What is expected.
Each line of the material must be repeated precisely, with the pictures left out.

Stored data.
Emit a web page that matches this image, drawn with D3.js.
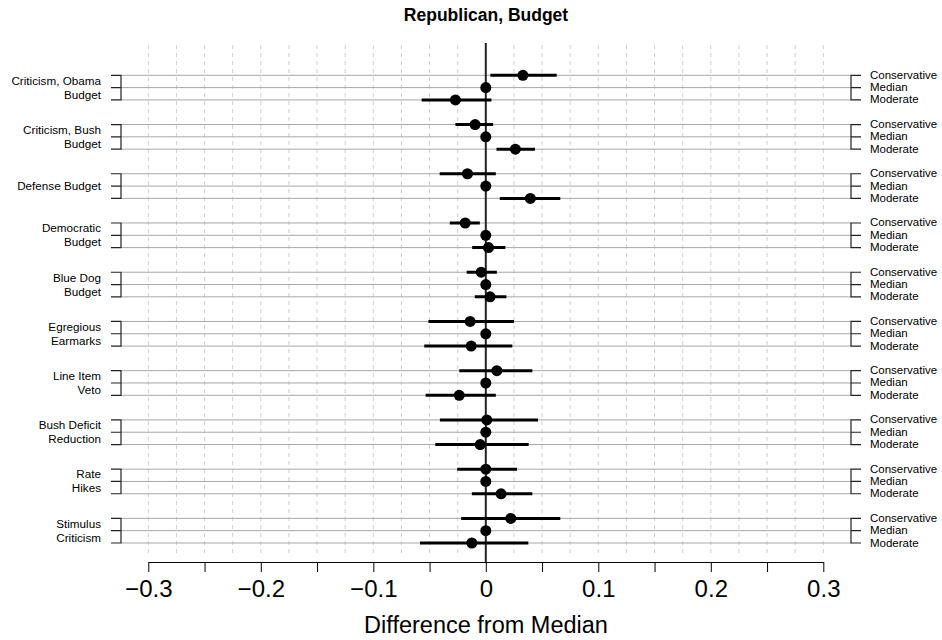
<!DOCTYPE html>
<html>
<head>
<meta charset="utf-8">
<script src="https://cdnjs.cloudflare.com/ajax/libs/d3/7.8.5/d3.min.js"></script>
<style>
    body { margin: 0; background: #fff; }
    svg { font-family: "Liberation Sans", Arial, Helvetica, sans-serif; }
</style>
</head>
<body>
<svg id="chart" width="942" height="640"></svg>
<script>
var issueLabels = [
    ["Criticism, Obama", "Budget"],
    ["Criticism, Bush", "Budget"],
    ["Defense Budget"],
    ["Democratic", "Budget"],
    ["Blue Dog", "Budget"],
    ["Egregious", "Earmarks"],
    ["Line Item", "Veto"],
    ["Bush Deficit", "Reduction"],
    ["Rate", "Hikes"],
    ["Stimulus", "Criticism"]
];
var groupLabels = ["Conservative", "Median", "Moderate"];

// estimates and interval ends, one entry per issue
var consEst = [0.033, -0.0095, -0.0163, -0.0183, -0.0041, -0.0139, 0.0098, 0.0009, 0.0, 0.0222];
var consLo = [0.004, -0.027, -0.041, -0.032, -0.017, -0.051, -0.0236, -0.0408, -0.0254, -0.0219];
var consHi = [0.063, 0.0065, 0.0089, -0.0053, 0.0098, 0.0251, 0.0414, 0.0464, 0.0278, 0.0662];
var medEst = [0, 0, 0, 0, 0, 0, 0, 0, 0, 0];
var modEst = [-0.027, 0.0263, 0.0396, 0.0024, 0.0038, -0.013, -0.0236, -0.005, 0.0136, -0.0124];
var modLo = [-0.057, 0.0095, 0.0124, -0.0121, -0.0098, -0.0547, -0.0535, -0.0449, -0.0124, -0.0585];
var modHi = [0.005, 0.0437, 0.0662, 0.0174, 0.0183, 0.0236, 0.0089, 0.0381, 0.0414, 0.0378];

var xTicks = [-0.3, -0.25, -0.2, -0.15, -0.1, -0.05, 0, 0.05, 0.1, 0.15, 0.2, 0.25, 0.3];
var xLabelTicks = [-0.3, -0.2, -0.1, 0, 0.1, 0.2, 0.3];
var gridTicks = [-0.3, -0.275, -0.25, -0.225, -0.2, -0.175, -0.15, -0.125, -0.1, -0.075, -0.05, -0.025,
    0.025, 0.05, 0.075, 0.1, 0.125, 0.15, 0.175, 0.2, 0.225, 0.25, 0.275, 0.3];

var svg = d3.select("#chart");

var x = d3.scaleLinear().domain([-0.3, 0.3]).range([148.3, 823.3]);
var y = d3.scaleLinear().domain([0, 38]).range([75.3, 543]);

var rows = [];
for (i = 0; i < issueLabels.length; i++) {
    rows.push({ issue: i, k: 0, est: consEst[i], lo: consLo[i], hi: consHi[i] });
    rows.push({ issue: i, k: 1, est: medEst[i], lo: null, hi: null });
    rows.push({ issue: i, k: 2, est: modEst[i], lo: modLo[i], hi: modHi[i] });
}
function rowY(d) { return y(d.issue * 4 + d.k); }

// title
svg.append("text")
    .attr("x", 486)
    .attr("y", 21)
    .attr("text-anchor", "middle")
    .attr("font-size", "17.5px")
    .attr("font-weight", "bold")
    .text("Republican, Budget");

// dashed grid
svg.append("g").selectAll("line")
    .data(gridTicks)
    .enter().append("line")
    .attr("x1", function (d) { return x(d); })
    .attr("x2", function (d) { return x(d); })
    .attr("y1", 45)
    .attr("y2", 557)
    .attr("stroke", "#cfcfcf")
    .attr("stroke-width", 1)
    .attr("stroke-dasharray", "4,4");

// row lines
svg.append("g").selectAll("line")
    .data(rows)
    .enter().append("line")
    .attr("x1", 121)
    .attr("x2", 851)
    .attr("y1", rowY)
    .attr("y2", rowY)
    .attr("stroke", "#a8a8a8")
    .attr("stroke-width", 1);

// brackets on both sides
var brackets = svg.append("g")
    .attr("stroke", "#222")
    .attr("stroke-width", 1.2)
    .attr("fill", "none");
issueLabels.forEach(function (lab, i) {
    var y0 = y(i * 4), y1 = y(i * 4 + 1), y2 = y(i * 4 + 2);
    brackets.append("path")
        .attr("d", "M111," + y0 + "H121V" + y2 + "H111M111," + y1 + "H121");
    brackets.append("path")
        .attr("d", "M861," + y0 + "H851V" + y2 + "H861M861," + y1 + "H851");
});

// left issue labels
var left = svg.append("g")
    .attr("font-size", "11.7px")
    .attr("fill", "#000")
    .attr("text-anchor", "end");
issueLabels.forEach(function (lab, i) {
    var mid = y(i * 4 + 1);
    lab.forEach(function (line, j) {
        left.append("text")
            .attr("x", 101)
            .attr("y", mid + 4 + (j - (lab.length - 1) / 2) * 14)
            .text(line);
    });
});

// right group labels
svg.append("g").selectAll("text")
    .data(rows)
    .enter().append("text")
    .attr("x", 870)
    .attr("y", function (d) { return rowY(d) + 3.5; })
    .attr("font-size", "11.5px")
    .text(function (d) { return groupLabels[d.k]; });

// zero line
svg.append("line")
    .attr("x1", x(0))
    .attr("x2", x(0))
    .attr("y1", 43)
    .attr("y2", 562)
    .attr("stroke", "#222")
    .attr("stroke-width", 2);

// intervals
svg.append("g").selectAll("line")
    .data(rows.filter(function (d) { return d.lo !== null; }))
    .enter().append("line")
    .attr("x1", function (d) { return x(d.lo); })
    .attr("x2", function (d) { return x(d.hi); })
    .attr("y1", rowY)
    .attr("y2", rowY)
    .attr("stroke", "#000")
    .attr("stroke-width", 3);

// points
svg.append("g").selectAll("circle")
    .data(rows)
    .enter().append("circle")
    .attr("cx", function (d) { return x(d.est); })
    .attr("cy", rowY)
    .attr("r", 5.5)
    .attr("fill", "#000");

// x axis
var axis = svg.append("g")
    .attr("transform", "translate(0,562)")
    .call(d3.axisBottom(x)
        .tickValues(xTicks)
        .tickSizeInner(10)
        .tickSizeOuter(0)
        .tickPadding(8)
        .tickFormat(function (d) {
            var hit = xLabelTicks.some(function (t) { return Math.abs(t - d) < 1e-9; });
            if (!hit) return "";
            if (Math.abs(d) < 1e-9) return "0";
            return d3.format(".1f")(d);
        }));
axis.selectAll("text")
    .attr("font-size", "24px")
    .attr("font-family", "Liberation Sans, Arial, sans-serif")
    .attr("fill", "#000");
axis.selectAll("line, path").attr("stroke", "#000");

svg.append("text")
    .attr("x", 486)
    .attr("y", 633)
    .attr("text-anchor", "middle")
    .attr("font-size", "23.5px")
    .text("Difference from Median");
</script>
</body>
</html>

Final answer.
Emit a web page that matches this image, drawn with D3.js.
<!DOCTYPE html>
<html>
<head>
<meta charset="utf-8">
<script src="https://cdnjs.cloudflare.com/ajax/libs/d3/7.8.5/d3.min.js"></script>
<style>
    body { margin: 0; background: #fff; }
    svg { font-family: "Liberation Sans", Arial, Helvetica, sans-serif; }
</style>
</head>
<body>
<svg id="chart" width="942" height="640"></svg>
<script>
var issueLabels = [
    ["Criticism, Obama", "Budget"],
    ["Criticism, Bush", "Budget"],
    ["Defense Budget"],
    ["Democratic", "Budget"],
    ["Blue Dog", "Budget"],
    ["Egregious", "Earmarks"],
    ["Line Item", "Veto"],
    ["Bush Deficit", "Reduction"],
    ["Rate", "Hikes"],
    ["Stimulus", "Criticism"]
];
var groupLabels = ["Conservative", "Median", "Moderate"];

// estimates and interval ends, one entry per issue
var consEst = [0.033, -0.0095, -0.0163, -0.0183, -0.0041, -0.0139, 0.0098, 0.0009, 0.0, 0.0222];
var consLo = [0.004, -0.027, -0.041, -0.032, -0.017, -0.051, -0.0236, -0.0408, -0.0254, -0.0219];
var consHi = [0.063, 0.0065, 0.0089, -0.0053, 0.0098, 0.0251, 0.0414, 0.0464, 0.0278, 0.0662];
var medEst = [0, 0, 0, 0, 0, 0, 0, 0, 0, 0];
var modEst = [-0.027, 0.0263, 0.0396, 0.0024, 0.0038, -0.013, -0.0236, -0.005, 0.0136, -0.0124];
var modLo = [-0.057, 0.0095, 0.0124, -0.0121, -0.0098, -0.0547, -0.0535, -0.0449, -0.0124, -0.0585];
var modHi = [0.005, 0.0437, 0.0662, 0.0174, 0.0183, 0.0236, 0.0089, 0.0381, 0.0414, 0.0378];

var xTicks = [-0.3, -0.25, -0.2, -0.15, -0.1, -0.05, 0, 0.05, 0.1, 0.15, 0.2, 0.25, 0.3];
var xLabelTicks = [-0.3, -0.2, -0.1, 0, 0.1, 0.2, 0.3];
var gridTicks = [-0.3, -0.275, -0.25, -0.225, -0.2, -0.175, -0.15, -0.125, -0.1, -0.075, -0.05, -0.025,
    0.025, 0.05, 0.075, 0.1, 0.125, 0.15, 0.175, 0.2, 0.225, 0.25, 0.275, 0.3];

var svg = d3.select("#chart");

var x = d3.scaleLinear().domain([-0.3, 0.3]).range([148.3, 823.3]);
var y = d3.scaleLinear().domain([0, 38]).range([75.3, 543]);

var rows = [];
for (i = 0; i < issueLabels.length; i++) {
    rows.push({ issue: i, k: 0, est: consEst[i], lo: consLo[i], hi: consHi[i] });
    rows.push({ issue: i, k: 1, est: medEst[i], lo: null, hi: null });
    rows.push({ issue: i, k: 2, est: modEst[i], lo: modLo[i], hi: modHi[i] });
}
function rowY(d) { return y(d.issue * 4 + d.k); }

// title
svg.append("text")
    .attr("x", 486)
    .attr("y", 21)
    .attr("text-anchor", "middle")
    .attr("font-size", "17.5px")
    .attr("font-weight", "bold")
    .text("Republican, Budget");

// dashed grid
svg.append("g").selectAll("line")
    .data(gridTicks)
    .enter().append("line")
    .attr("x1", function (d) { return x(d); })
    .attr("x2", function (d) { return x(d); })
    .attr("y1", 45)
    .attr("y2", 557)
    .attr("stroke", "#cfcfcf")
    .attr("stroke-width", 1)
    .attr("stroke-dasharray", "4,4");

// row lines
svg.append("g").selectAll("line")
    .data(rows)
    .enter().append("line")
    .attr("x1", 121)
    .attr("x2", 851)
    .attr("y1", rowY)
    .attr("y2", rowY)
    .attr("stroke", "#a8a8a8")
    .attr("stroke-width", 1);

// brackets on both sides
var brackets = svg.append("g")
    .attr("stroke", "#222")
    .attr("stroke-width", 1.2)
    .attr("fill", "none");
issueLabels.forEach(function (lab, i) {
    var y0 = y(i * 4), y1 = y(i * 4 + 1), y2 = y(i * 4 + 2);
    brackets.append("path")
        .attr("d", "M111," + y0 + "H121V" + y2 + "H111M111," + y1 + "H121");
    brackets.append("path")
        .attr("d", "M861," + y0 + "H851V" + y2 + "H861M861," + y1 + "H851");
});

// left issue labels
var left = svg.append("g")
    .attr("font-size", "11.7px")
    .attr("fill", "#000")
    .attr("text-anchor", "end");
issueLabels.forEach(function (lab, i) {
    var mid = y(i * 4 + 1);
    lab.forEach(function (line, j) {
        left.append("text")
            .attr("x", 101)
            .attr("y", mid + 4 + (j - (lab.length - 1) / 2) * 14)
            .text(line);
    });
});

// right group labels
svg.append("g").selectAll("text")
    .data(rows)
    .enter().append("text")
    .attr("x", 870)
    .attr("y", function (d) { return rowY(d) + 3.5; })
    .attr("font-size", "11.5px")
    .text(function (d) { return groupLabels[d.k]; });

// zero line
svg.append("line")
    .attr("x1", x(0))
    .attr("x2", x(0))
    .attr("y1", 43)
    .attr("y2", 562)
    .attr("stroke", "#222")
    .attr("stroke-width", 2);

// intervals
svg.append("g").selectAll("line")
    .data(rows.filter(function (d) { return d.lo !== null; }))
    .enter().append("line")
    .attr("x1", function (d) { return x(d.lo); })
    .attr("x2", function (d) { return x(d.hi); })
    .attr("y1", rowY)
    .attr("y2", rowY)
    .attr("stroke", "#000")
    .attr("stroke-width", 3);

// points
svg.append("g").selectAll("circle")
    .data(rows)
    .enter().append("circle")
    .attr("cx", function (d) { return x(d.est); })
    .attr("cy", rowY)
    .attr("r", 5.5)
    .attr("fill", "#000");

// x axis
var axis = svg.append("g")
    .attr("transform", "translate(0,562)")
    .call(d3.axisBottom(x)
        .tickValues(xTicks)
        .tickSizeInner(10)
        .tickSizeOuter(0)
        .tickPadding(8)
        .tickFormat(function (d) {
            var hit = xLabelTicks.some(function (t) { return Math.abs(t - d) < 1e-9; });
            if (!hit) return "";
            if (Math.abs(d) < 1e-9) return "0";
            return d3.format(".1f")(d);
        }));
axis.selectAll("text")
    .attr("font-size", "24px")
    .attr("font-family", "Liberation Sans, Arial, sans-serif")
    .attr("fill", "#000");
axis.selectAll("line, path").attr("stroke", "#000");

svg.append("text")
    .attr("x", 486)
    .attr("y", 633)
    .attr("text-anchor", "middle")
    .attr("font-size", "23.5px")
    .text("Difference from Median");
</script>
</body>
</html>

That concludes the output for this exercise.